Today, I climbed a mini-mountain. I'll get exact figures on Monday, but it was higher than the peak that holds the air towers for Las Vegas' TV stations. It was all loose rocks and desert terrain. I'm scared of heights, but I couldn't think about it at all and at one point it became less about getting a workout than about getting up and down the damn thing without getting myself killed or falling on my ass too much.

When I got up to the peak, I realized that this is what working out and fitness is really about: pushing yourself to do things that you normally wouldn't even think of and also to work harder than you've ever worked before.

The girl who started Boot Camp LV is pretty inspiring. At about 5-foot-3 and about 120 pounds, she doesn't seem to have any fat on her body whatsoever. That wasn't the case two years ago, when she was 180 pounds.

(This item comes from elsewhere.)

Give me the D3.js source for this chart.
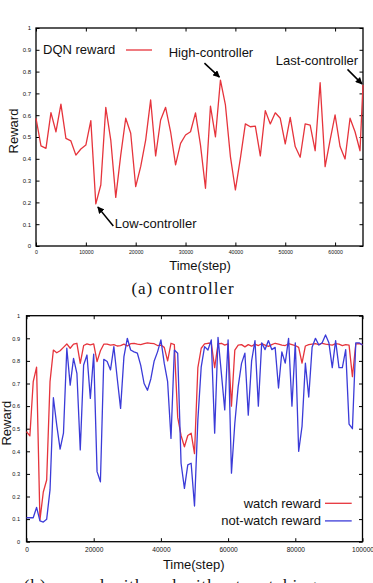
<!DOCTYPE html>
<html>
<head>
<meta charset="utf-8">
<script src="https://cdn.jsdelivr.net/npm/d3@7"></script>
<style>
body{margin:0;background:#fff;}
svg text{font-family:"Liberation Sans",Arial,sans-serif;fill:#111;}
</style>
</head>
<body>
<div id="chart"></div>
<script>
// (a) controller
const ctrlSteps = d3.range(0, 66000, 1000).concat([65600]);
const ctrlReward = [0.586,0.459,0.448,0.612,0.524,0.651,0.494,0.482,0.417,0.445,
  0.463,0.575,0.193,0.28,0.636,0.486,0.223,0.417,0.586,0.517,
  0.272,0.364,0.486,0.67,0.413,0.578,0.636,0.524,0.372,0.471,
  0.509,0.524,0.611,0.463,0.265,0.642,0.501,0.761,0.647,0.41,
  0.257,0.402,0.56,0.547,0.55,0.413,0.621,0.56,0.611,0.586,
  0.468,0.59,0.456,0.407,0.56,0.555,0.437,0.749,0.364,0.486,
  0.601,0.456,0.399,0.586,0.524,0.437,0.739];
const ctrlXTicks = [0,10000,20000,30000,40000,50000,60000];

// (b) watch / not-watch
const watchSteps = d3.range(0, 101000, 1000);
const watchReward = [0.487,0.468,0.708,0.772,0.096,0.22,0.273,0.708,0.848,0.836,
  0.845,0.86,0.875,0.856,0.874,0.878,0.789,0.868,0.875,0.871,
  0.875,0.797,0.845,0.874,0.874,0.870,0.872,0.866,0.868,0.874,
  0.866,0.876,0.878,0.874,0.872,0.876,0.880,0.878,0.876,0.868,
  0.870,0.860,0.80,0.878,0.872,0.55,0.47,0.42,0.47,0.48,
  0.39,0.77,0.856,0.875,0.878,0.878,0.77,0.875,0.878,0.87,
  0.875,0.60,0.848,0.87,0.872,0.862,0.872,0.865,0.874,0.868,
  0.876,0.870,0.864,0.872,0.878,0.874,0.870,0.868,0.876,0.872,
  0.868,0.86,0.79,0.866,0.872,0.874,0.876,0.872,0.878,0.874,
  0.872,0.870,0.876,0.874,0.868,0.872,0.870,0.73,0.875,0.876,
  0.872];
const notWatchReward = [0.106,0.106,0.106,0.152,0.092,0.087,0.099,0.229,0.637,0.516,
  0.41,0.48,0.856,0.693,0.811,0.745,0.406,0.782,0.826,0.634,
  0.83,0.31,0.265,0.807,0.797,0.76,0.863,0.723,0.59,0.819,
  0.9,0.848,0.84,0.834,0.78,0.70,0.67,0.72,0.80,0.84,
  0.893,0.789,0.708,0.457,0.848,0.834,0.347,0.236,0.34,0.347,
  0.158,0.539,0.774,0.863,0.848,0.893,0.48,0.904,0.745,0.583,
  0.893,0.303,0.524,0.686,0.789,0.834,0.56,0.80,0.89,0.60,
  0.88,0.85,0.89,0.85,0.86,0.68,0.84,0.79,0.90,0.60,
  0.88,0.40,0.51,0.79,0.64,0.86,0.90,0.87,0.88,0.915,
  0.88,0.77,0.89,0.77,0.77,0.85,0.52,0.50,0.88,0.88,
  0.87];
const watchXTicks = [0,20000,40000,60000,80000,100000];

const yTicks = [0,0.1,0.2,0.3,0.4,0.5,0.6,0.7,0.8,0.9,1];
const yTickLabels = ["0","0.1","0.2","0.3","0.4","0.5","0.6","0.7","0.8","0.9","1"];

const RED = "#e6343c", BLUE = "#3b3bd8";

const svg = d3.select("#chart").append("svg")
  .attr("width", 373).attr("height", 583);

const defs = svg.append("defs");
defs.append("marker")
  .attr("id", "arrow")
  .attr("viewBox", "0 0 10 10")
  .attr("refX", 9).attr("refY", 5)
  .attr("markerWidth", 7).attr("markerHeight", 7)
  .attr("markerUnits", "userSpaceOnUse")
  .attr("orient", "auto")
  .append("path").attr("d", "M0,0L10,5L0,10z").attr("fill", "#000");

function panel(opt) {
  const g = svg.append("g").attr("transform", "translate(" + opt.left + "," + opt.top + ")");
  const x = d3.scaleLinear().domain([0, opt.xMax]).range([0, opt.width]);
  const y = d3.scaleLinear().domain([0, 1]).range([opt.height, 0]);

  // ticks, mirrored gnuplot style (pointing inward)
  const xb = g.append("g").attr("transform", "translate(0," + opt.height + ")")
    .call(d3.axisBottom(x).tickValues(opt.xTicks).tickSizeInner(-3.5).tickSizeOuter(0)
      .tickPadding(opt.xPad).tickFormat(d3.format("d")));
  xb.selectAll("text").style("font-size", opt.xFont + "px").attr("fill", "#222");
  g.append("g").call(d3.axisTop(x).tickValues(opt.xTicks).tickSizeInner(-3.5).tickSizeOuter(0).tickFormat(""));
  const yl = g.append("g")
    .call(d3.axisLeft(y).tickValues(yTicks).tickSizeInner(-3.5).tickSizeOuter(0)
      .tickPadding(opt.yPad).tickFormat((d, i) => yTickLabels[i]));
  yl.selectAll("text").style("font-size", opt.yFont + "px").attr("fill", "#222");
  g.append("g").attr("transform", "translate(" + opt.width + ",0)")
    .call(d3.axisRight(y).tickValues(yTicks).tickSizeInner(-3.5).tickSizeOuter(0).tickFormat(""));
  g.selectAll(".domain").remove();
  g.selectAll(".tick line").attr("stroke", "#000").attr("stroke-width", 1);

  g.append("rect").attr("width", opt.width).attr("height", opt.height)
    .attr("fill", "none").attr("stroke", "#000").attr("stroke-width", 1.3);

  const line = d3.line().x(d => x(d[0])).y(d => y(d[1]));
  opt.series.forEach(s => {
    g.append("path")
      .datum(d3.zip(s.steps, s.values))
      .attr("fill", "none")
      .attr("stroke", s.color)
      .attr("stroke-width", 1.3)
      .attr("stroke-linejoin", "round")
      .attr("d", line);
  });

  // axis titles
  g.append("text")
    .attr("transform", "translate(" + opt.yLabelX + "," + (opt.height / 2 + opt.yLabelDy) + ")rotate(-90)")
    .attr("text-anchor", "middle").attr("dy", "0.35em")
    .style("font-size", "13px").text("Reward");
  g.append("text")
    .attr("x", opt.width / 2 + opt.xLabelDx).attr("y", opt.height + opt.xLabelDy)
    .attr("text-anchor", "middle")
    .style("font-size", "13px").text("Time(step)");

  return {g, x, y};
}

// ---- (a) controller ----
const a = panel({
  left: 36, top: 28, width: 327, height: 218, xMax: 65600,
  xTicks: ctrlXTicks, xPad: 4.5, yPad: 5, xFont: 5.2, yFont: 6,
  yLabelX: -23, yLabelDy: -6, xLabelDx: 0.5, xLabelDy: 23.5,
  series: [{steps: ctrlSteps, values: ctrlReward, color: RED}]
});

a.g.append("text").attr("x", 7).attr("y", 25.5).style("font-size", "13px").text("DQN reward");
a.g.append("line").attr("x1", 90).attr("x2", 116).attr("y1", 22).attr("y2", 22)
  .attr("stroke", RED).attr("stroke-width", 1.3);

const notes = [
  {label: "High-controller", at: [37000, 0.761], tip: [-1, -3], tail: [-16, -17], text: [-9.5, -23.5], anchor: "middle"},
  {label: "Last-controller", at: [65600, 0.739], tip: [-1, -1], tail: [-15.5, -15.5], text: [-46, -19.5], anchor: "middle"},
  {label: "Low-controller", at: [12000, 0.193], tip: [2, 3], tail: [17.5, 22], text: [19, 24], anchor: "start"}
];
notes.forEach(n => {
  const px = a.x(n.at[0]), py = a.y(n.at[1]);
  a.g.append("line")
    .attr("x1", px + n.tail[0]).attr("y1", py + n.tail[1])
    .attr("x2", px + n.tip[0]).attr("y2", py + n.tip[1])
    .attr("stroke", "#000").attr("stroke-width", 1.5)
    .attr("marker-end", "url(#arrow)");
  a.g.append("text")
    .attr("x", px + n.text[0]).attr("y", py + n.text[1])
    .attr("text-anchor", n.anchor)
    .style("font-size", "13px").text(n.label);
});

svg.append("text").attr("x", 183).attr("y", 294)
  .attr("text-anchor", "middle")
  .style("font-family", "'Liberation Serif','Times New Roman',serif")
  .style("font-size", "17px").style("letter-spacing", "1px")
  .text("(a) controller");

// ---- (b) ----
const b = panel({
  left: 26.5, top: 315.7, width: 336, height: 226, xMax: 100000,
  xTicks: watchXTicks, xPad: 6, yPad: 6.5, xFont: 6.6, yFont: 5.6,
  yLabelX: -20.5, yLabelDy: -5.5, xLabelDx: -0.8, xLabelDy: 27.8,
  series: [
    {steps: watchSteps, values: watchReward, color: RED},
    {steps: watchSteps, values: notWatchReward, color: BLUE}
  ]
});

const legendB = [{label: "watch reward", color: RED}, {label: "not-watch reward", color: BLUE}];
legendB.forEach((l, i) => {
  b.g.append("text").attr("x", 294.5).attr("y", 192 + i * 17.6)
    .attr("text-anchor", "end").style("font-size", "13px").text(l.label);
  b.g.append("line").attr("x1", 298.5).attr("x2", 325.2)
    .attr("y1", 187.6 + i * 17.6).attr("y2", 187.6 + i * 17.6)
    .attr("stroke", l.color).attr("stroke-width", 1.3);
});

svg.append("text").attr("x", 170.5).attr("y", 591)
  .attr("text-anchor", "middle")
  .style("font-family", "'Liberation Serif','Times New Roman',serif")
  .style("font-size", "17px").style("letter-spacing", "1px")
  .text("(b) reward with and without watching");
</script>
</body>
</html>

Julie brings out the best in her class, not by being nice to them, but by being a living example of what she believes and therefore brings to others. When I talk to her, I believe she's able to help me and push me to do something that I've struggled with for years.

Today, when I got down the mountain (I was one of just a handful that went all the way to the top because it was an extra long session, about 1:20 total), I was talking to Julie and I let it slip that I didn't have to work today since I have Fridays and Saturdays off. She said, "Nice, you should come back out at 9:30 or 6!"

The rule is you can double, triple or quad up each day on classes without paying extra.

This morning I didn't think I could climb a mountain at all. In about an hour, I'm going to find out if I can do it twice.

Watch an oversimplified version of what I'm doing here: Fox 5 news story

Wish me luck. Sure, this is about the wedding, but Maryté and I are going to do this after we get married too. Because fitness isn't a pursuit for one day, it's about changing your lifestyle.